4 Application in Industry

This reference model was the base for 13 workshops and 3 specific implementation projects of the aspects of the model in industrial companies between June 2016 and December 2018. The companies range from CHF 50 Mio up to CHF 2’000 Mio turnover. The majority of the companies are privately owned, two companies are listed on the stock market. The participants of the workshops have been the Top Management of the companies.

The findings on these projects can be summarized as follows:

  • In particular, the model has proven to be helpful to explain the value of PLM and integrated information flows on C-level. This is a major accomplishment in light of the difficulties aligning all different aspects and complexity that digitalization brings to the industrial companies.

  • The model seems to be capable to represent and align the views of the different organizational functions (product management, design disciplines, manufacturing, sales or service management).

  • The complexity of the model and the generic terms for definition and instantiation is rather high. Often in workshops, definition and instantiation were replaced by “design phase” and “the factory”. While this clearly is a simplification of the original intention, it still helps the understanding.

  • Interesting discussions resulted with several engineer-to-order (ETO) companies. It is agreed that the design effort of ETO is part of the instantiation.

  • Since design effort only scales on the definition side more focus must be spent on the definition of ETO products. This finding resulted in the “ETO-corner” shown in Fig. 2.

  • During usage phase, change management of the instances does matter for services, but also affects the generalization of knowledge, particularly on long living product instances.

  • Digitization of products (smart, connected products and new digital services) heavily relay on the provided quality of definition and instantiation data.

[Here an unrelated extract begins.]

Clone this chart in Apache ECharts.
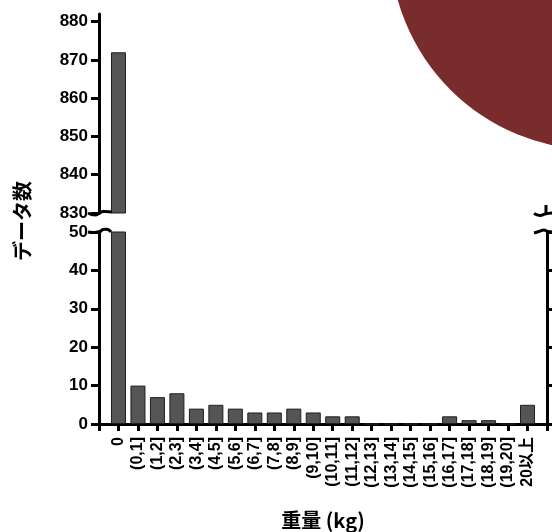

PLM initiatives are no longer pushed by engineering departments but rather pulled by service or even new business model initiatives.

This model has been proven as the base for many digitalization strategies:

  • The understanding of the importance of the definition phase as the base for the implementation of digital services in the usage phase is widely shared and owned by Top Management. This focus resulted often directly in an increase of budgets for this phase to drive the digital transformation.

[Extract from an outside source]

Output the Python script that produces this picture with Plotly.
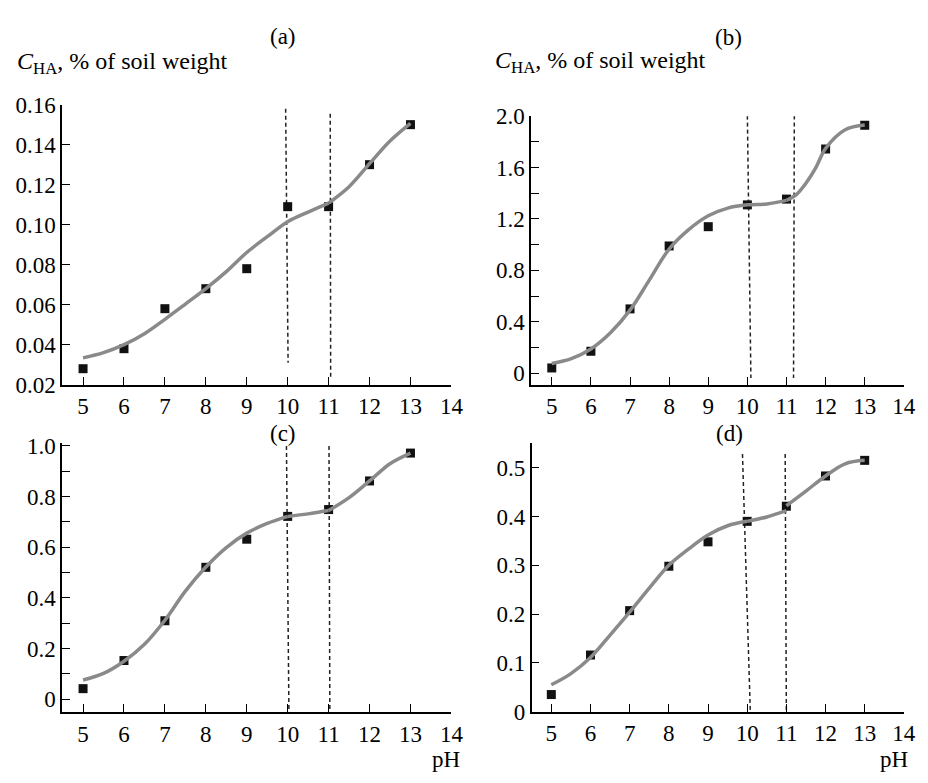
import plotly.graph_objects as go

# ---------------- data ----------------
PH = [5, 6, 7, 8, 9, 10, 11, 12, 13]
X_TICKS = [5, 6, 7, 8, 9, 10, 11, 12, 13, 14]

CHA_A = [0.028, 0.038, 0.058, 0.068, 0.078, 0.109, 0.109, 0.130, 0.150]
CHA_B = [0.04, 0.17, 0.50, 0.99, 1.14, 1.31, 1.355, 1.745, 1.93]
CHA_C = [0.042, 0.153, 0.31, 0.521, 0.632, 0.722, 0.749, 0.862, 0.972]
CHA_D = [0.035, 0.116, 0.207, 0.298, 0.348, 0.39, 0.421, 0.483, 0.515]

# fitted curves, in segments separated at the dashed lines
FIT_A_X = [[5, 5.5, 6, 6.5, 7, 7.5, 8, 8.5, 9, 9.5, 10, 10.5, 11], [11, 11.5, 12, 12.5, 13]]
FIT_A_Y = [[0.0334, 0.036, 0.040, 0.0455, 0.0527, 0.0603, 0.068, 0.0765, 0.0861, 0.094, 0.1015, 0.1063, 0.1108],
           [0.1108, 0.119, 0.1305, 0.1418, 0.1506]]

FIT_B_X = [[5, 5.5, 6, 6.5, 7, 7.5, 8, 8.5, 9, 9.5, 10, 10.5, 11],
           [11, 11.25, 11.5, 11.75, 12, 12.5, 13]]
FIT_B_Y = [[0.075, 0.113, 0.188, 0.314, 0.49, 0.728, 0.966, 1.117, 1.225, 1.285, 1.31, 1.317, 1.345],
           [1.345, 1.39, 1.48, 1.60, 1.75, 1.895, 1.932]]

FIT_C_X = [[5, 5.5, 6, 6.5, 7, 7.5, 8, 8.5, 9, 9.5, 10], [10, 10.5, 11],
           [11, 11.5, 12, 12.5, 13]]
FIT_C_Y = [[0.076, 0.102, 0.15, 0.217, 0.312, 0.427, 0.522, 0.599, 0.656, 0.694, 0.722],
           [0.722, 0.732, 0.745], [0.745, 0.796, 0.862, 0.93, 0.972]]

FIT_D_X = [[5, 5.5, 6, 6.5, 7, 7.5, 8, 8.5, 9, 9.5, 10], [10, 10.5, 11],
           [11, 11.5, 12, 12.5, 13]]
FIT_D_Y = [[0.055, 0.078, 0.111, 0.157, 0.204, 0.253, 0.30, 0.333, 0.362, 0.381, 0.39],
           [0.39, 0.399, 0.412], [0.422, 0.452, 0.483, 0.508, 0.515]]

# dashed boundary lines: [x_top, x_bottom], [y_top, y_bottom]
DASH_A_X = [[9.95, 10.01], [11.04, 11.05]]
DASH_A_Y = [[0.158, 0.031], [0.1555, 0.024]]
DASH_B_X = [[10.0, 10.09], [11.2, 11.18]]
DASH_B_Y = [[2.005, -0.038], [2.005, -0.038]]
DASH_C_X = [[9.97, 10.03], [11.01, 11.03]]
DASH_C_Y = [[1.0, -0.045], [1.0, -0.045]]
DASH_D_X = [[9.88, 10.08], [10.97, 11.0]]
DASH_D_Y = [[0.528, 0.0], [0.528, 0.0]]

Y_TICKS_A = [0.02, 0.04, 0.06, 0.08, 0.10, 0.12, 0.14, 0.16]
Y_TEXT_A = ["0.02", "0.04", "0.06", "0.08", "0.10", "0.12", "0.14", "0.16"]
Y_TICKS_B = [0, 0.4, 0.8, 1.2, 1.6, 2.0]
Y_TEXT_B = ["0", "0.4", "0.8", "1.2", "1.6", "2.0"]
Y_TICKS_C = [0, 0.2, 0.4, 0.6, 0.8, 1.0]
Y_TEXT_C = ["0", "0.2", "0.4", "0.6", "0.8", "1.0"]
Y_TICKS_D = [0, 0.1, 0.2, 0.3, 0.4, 0.5]
Y_TEXT_D = ["0", "0.1", "0.2", "0.3", "0.4", "0.5"]

PANEL_LABELS = ["(a)", "(b)", "(c)", "(d)"]
Y_LABEL = "<i>C</i><sub>HA</sub>, % of soil weight"
X_LABEL = "pH"

# ---------------- layout geometry (pixels) ----------------
W, H = 928, 783
FONT = "Liberation Serif, Times New Roman, serif"
CURVE = "#8a8a8a"


def fx(p):
    return p / W


def fy(p):
    return 1 - p / H


fig = go.Figure()

panels = [
    ("x", "y", CHA_A, FIT_A_X, FIT_A_Y, DASH_A_X, DASH_A_Y),
    ("x2", "y2", CHA_B, FIT_B_X, FIT_B_Y, DASH_B_X, DASH_B_Y),
    ("x3", "y3", CHA_C, FIT_C_X, FIT_C_Y, DASH_C_X, DASH_C_Y),
    ("x4", "y4", CHA_D, FIT_D_X, FIT_D_Y, DASH_D_X, DASH_D_Y),
]

for xa, ya, pts, fxs, fys, dxs, dys in panels:
    for dx, dy in zip(dxs, dys):
        fig.add_trace(go.Scatter(x=dx, y=dy, mode="lines", xaxis=xa, yaxis=ya,
                                 line=dict(color="#222222", width=1.5, dash="4px,3px"),
                                 showlegend=False, hoverinfo="skip"))
    fig.add_trace(go.Scatter(x=PH, y=pts, mode="markers", xaxis=xa, yaxis=ya,
                             marker=dict(symbol="square", size=9, color="#111111",
                                         line=dict(width=0)),
                             showlegend=False, cliponaxis=False))
    for sx, sy in zip(fxs, fys):
        fig.add_trace(go.Scatter(x=sx, y=sy, mode="lines", xaxis=xa, yaxis=ya,
                                 line=dict(color=CURVE, width=3.5, shape="spline", smoothing=1.0),
                                 showlegend=False, hoverinfo="skip"))

tickfont = dict(family=FONT, size=23, color="black")


def xaxis(domain, rng, anchor):
    return dict(domain=domain, range=rng, anchor=anchor, tickmode="array",
                tickvals=X_TICKS, ticktext=[str(t) for t in X_TICKS],
                ticks="inside", ticklen=8, tickwidth=1.3, tickcolor="black",
                showline=True, linecolor="black", linewidth=1.5,
                showgrid=False, zeroline=False, tickfont=tickfont)


def yaxis(domain, rng, anchor, vals, text, minor=None):
    d = dict(domain=domain, range=rng, anchor=anchor, tickmode="array",
             tickvals=vals, ticktext=text,
             ticks="inside", ticklen=8, tickwidth=1.3, tickcolor="black",
             showline=True, linecolor="black", linewidth=1.5,
             showgrid=False, zeroline=False, tickfont=tickfont)
    if minor is not None:
        d["minor"] = dict(dtick=minor, tick0=0, ticks="inside", ticklen=8,
                          tickwidth=1.3, tickcolor="black", showgrid=False)
    return d


fig.update_layout(
    width=W, height=H,
    margin=dict(l=0, r=0, t=0, b=0),
    paper_bgcolor="white", plot_bgcolor="white",
    xaxis=xaxis([fx(63), fx(457.3)], [4.49, 14], "y"),
    yaxis=yaxis([fy(385), fy(95.7)], [0.02, 0.16], "x", Y_TICKS_A, Y_TEXT_A),
    xaxis2=xaxis([fx(538), fx(915.7)], [4.47, 14], "y2"),
    yaxis2=yaxis([fy(385), fy(107.7)], [-0.0905, 2.0], "x2", Y_TICKS_B, Y_TEXT_B, minor=0.2),
    xaxis3=xaxis([fx(63), fx(457.3)], [4.49, 14], "y3"),
    yaxis3=yaxis([fy(723.3), fy(445)], [-0.051, 1.0126], "x3", Y_TICKS_C, Y_TEXT_C, minor=0.1),
    xaxis4=xaxis([fx(538.5), fx(915.7)], [4.495, 14], "y4"),
    yaxis4=yaxis([fy(722.7), fy(445)], [0, 0.551], "x4", Y_TICKS_D, Y_TEXT_D),
)

ann_font = dict(family=FONT, size=23, color="black")
label_pos = [(287, 25), (738, 26), (287, 435), (739, 435)]
for txt, (lx, ly) in zip(PANEL_LABELS, label_pos):
    fig.add_annotation(text=txt, x=fx(lx), y=fy(ly), xref="paper", yref="paper",
                       showarrow=False, xanchor="center", yanchor="middle", font=ann_font)

for lx, ly in [(15, 53), (499, 52)]:
    fig.add_annotation(text=Y_LABEL, x=fx(lx), y=fy(ly), xref="paper", yref="paper",
                       showarrow=False, xanchor="left", yanchor="middle",
                       font=dict(family=FONT, size=24, color="black"))

for lx, ly in [(452, 772), (906, 772)]:
    fig.add_annotation(text=X_LABEL, x=fx(lx), y=fy(ly), xref="paper", yref="paper",
                       showarrow=False, xanchor="center", yanchor="middle", font=ann_font)

fig.write_html("out.html", config={"displayModeBar": False},
               post_script="document.body.style.margin='0';")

  • The generalization phase has today an increasing importance through the focus on learning from collected data. This requires a structured process based on this model.

5 Conclusion and Outlook

The presented reference model results from the learnings of long term experience in PLM implementations and a series of projects to create smart, connected products, that focus on the usage phase. Digitization requires a holistic understanding on product data, how it is created, and how physical product instances are connected to the digital world. In that sense, the presented reference model was helpful to start the discussion and add “PLM thinking”, particular in the ideation phase of new product concepts or business models in a wide range of applications.

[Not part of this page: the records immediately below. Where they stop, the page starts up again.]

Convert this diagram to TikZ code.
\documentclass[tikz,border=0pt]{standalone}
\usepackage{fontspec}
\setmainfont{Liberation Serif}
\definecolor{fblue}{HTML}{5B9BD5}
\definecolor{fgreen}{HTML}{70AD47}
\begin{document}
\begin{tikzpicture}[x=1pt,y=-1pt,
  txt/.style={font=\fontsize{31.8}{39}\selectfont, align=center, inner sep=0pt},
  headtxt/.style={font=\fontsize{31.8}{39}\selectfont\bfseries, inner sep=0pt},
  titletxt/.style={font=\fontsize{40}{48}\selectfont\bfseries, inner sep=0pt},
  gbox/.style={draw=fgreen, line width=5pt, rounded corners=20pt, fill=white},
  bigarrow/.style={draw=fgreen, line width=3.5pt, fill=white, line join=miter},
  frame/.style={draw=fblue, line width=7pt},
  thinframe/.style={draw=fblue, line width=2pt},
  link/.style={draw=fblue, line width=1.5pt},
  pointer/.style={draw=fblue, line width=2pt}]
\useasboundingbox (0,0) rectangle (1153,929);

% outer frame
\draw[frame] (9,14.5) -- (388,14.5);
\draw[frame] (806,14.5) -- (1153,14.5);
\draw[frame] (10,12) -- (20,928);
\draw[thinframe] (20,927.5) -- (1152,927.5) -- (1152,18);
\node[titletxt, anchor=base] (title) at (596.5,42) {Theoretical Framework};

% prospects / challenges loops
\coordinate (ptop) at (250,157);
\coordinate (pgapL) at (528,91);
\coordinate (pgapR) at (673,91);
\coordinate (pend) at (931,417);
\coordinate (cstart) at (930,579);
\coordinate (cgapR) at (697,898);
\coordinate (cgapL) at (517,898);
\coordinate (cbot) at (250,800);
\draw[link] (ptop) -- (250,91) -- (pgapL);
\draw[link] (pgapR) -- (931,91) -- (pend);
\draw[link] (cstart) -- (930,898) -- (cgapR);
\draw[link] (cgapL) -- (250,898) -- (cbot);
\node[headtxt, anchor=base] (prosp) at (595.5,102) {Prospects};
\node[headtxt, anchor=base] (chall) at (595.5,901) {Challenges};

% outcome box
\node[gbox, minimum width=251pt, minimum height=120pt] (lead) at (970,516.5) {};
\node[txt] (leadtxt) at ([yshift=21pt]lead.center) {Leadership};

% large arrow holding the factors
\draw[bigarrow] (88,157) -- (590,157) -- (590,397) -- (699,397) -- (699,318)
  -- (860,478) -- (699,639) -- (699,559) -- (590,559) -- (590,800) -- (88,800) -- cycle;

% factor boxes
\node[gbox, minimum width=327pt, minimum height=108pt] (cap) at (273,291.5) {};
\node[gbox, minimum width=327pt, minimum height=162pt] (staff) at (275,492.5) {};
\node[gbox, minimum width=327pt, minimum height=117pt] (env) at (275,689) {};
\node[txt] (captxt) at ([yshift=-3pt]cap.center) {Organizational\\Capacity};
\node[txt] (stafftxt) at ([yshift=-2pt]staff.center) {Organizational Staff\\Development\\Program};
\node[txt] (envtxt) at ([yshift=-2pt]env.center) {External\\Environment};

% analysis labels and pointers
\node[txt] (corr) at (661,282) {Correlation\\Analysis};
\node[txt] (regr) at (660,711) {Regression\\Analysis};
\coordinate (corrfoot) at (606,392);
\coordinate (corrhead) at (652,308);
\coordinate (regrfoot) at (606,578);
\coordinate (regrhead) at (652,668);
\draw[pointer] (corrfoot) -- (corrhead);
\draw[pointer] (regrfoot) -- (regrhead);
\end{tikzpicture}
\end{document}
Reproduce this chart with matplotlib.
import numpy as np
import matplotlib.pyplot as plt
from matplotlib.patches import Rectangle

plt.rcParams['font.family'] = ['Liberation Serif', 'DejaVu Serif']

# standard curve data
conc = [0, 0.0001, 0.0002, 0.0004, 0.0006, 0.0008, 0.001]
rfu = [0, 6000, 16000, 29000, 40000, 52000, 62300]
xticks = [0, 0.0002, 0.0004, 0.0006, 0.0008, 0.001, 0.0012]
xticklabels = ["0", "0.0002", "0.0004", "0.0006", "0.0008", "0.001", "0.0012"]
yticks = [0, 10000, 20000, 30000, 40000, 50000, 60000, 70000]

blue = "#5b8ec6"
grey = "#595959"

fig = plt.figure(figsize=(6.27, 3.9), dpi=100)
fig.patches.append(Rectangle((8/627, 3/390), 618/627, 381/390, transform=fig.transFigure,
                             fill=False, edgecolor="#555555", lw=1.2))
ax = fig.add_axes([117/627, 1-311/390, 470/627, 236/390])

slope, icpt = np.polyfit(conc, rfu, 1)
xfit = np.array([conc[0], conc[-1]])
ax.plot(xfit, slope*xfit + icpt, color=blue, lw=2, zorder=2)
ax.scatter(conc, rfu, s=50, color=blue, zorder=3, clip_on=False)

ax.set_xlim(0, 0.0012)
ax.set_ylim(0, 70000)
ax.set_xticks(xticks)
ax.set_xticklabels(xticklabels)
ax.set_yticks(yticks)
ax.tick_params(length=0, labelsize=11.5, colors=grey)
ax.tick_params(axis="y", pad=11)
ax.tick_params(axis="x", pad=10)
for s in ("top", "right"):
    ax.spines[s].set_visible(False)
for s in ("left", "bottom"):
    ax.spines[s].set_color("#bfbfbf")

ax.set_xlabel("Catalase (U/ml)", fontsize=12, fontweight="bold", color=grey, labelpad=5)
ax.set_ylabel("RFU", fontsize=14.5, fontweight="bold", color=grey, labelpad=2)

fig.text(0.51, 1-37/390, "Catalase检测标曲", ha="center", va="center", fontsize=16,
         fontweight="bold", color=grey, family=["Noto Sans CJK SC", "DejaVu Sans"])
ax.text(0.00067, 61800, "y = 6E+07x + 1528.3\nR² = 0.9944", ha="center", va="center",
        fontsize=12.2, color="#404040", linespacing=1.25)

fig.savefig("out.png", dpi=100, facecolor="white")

Feedback form industry as well as two mapping case studies that are currently in work indicate that the phases of definition, instantiation, and usage are well understood and can be easily mapped to the process landscape of a company. The generalization phase is discussed controversially and offers potential for further research. Generalization of data from many product instances starts to be a common strategy to develop new service products (e.g. predictive maintenance) or even new business models. Yet, only few understand generalization as a tool to better understand the behavior of a product, its users, and its environment in the market.

In academic education, the authors use the reference model to give courses a structure. It acts as a leitmotiv to put the various topics of PLM into context.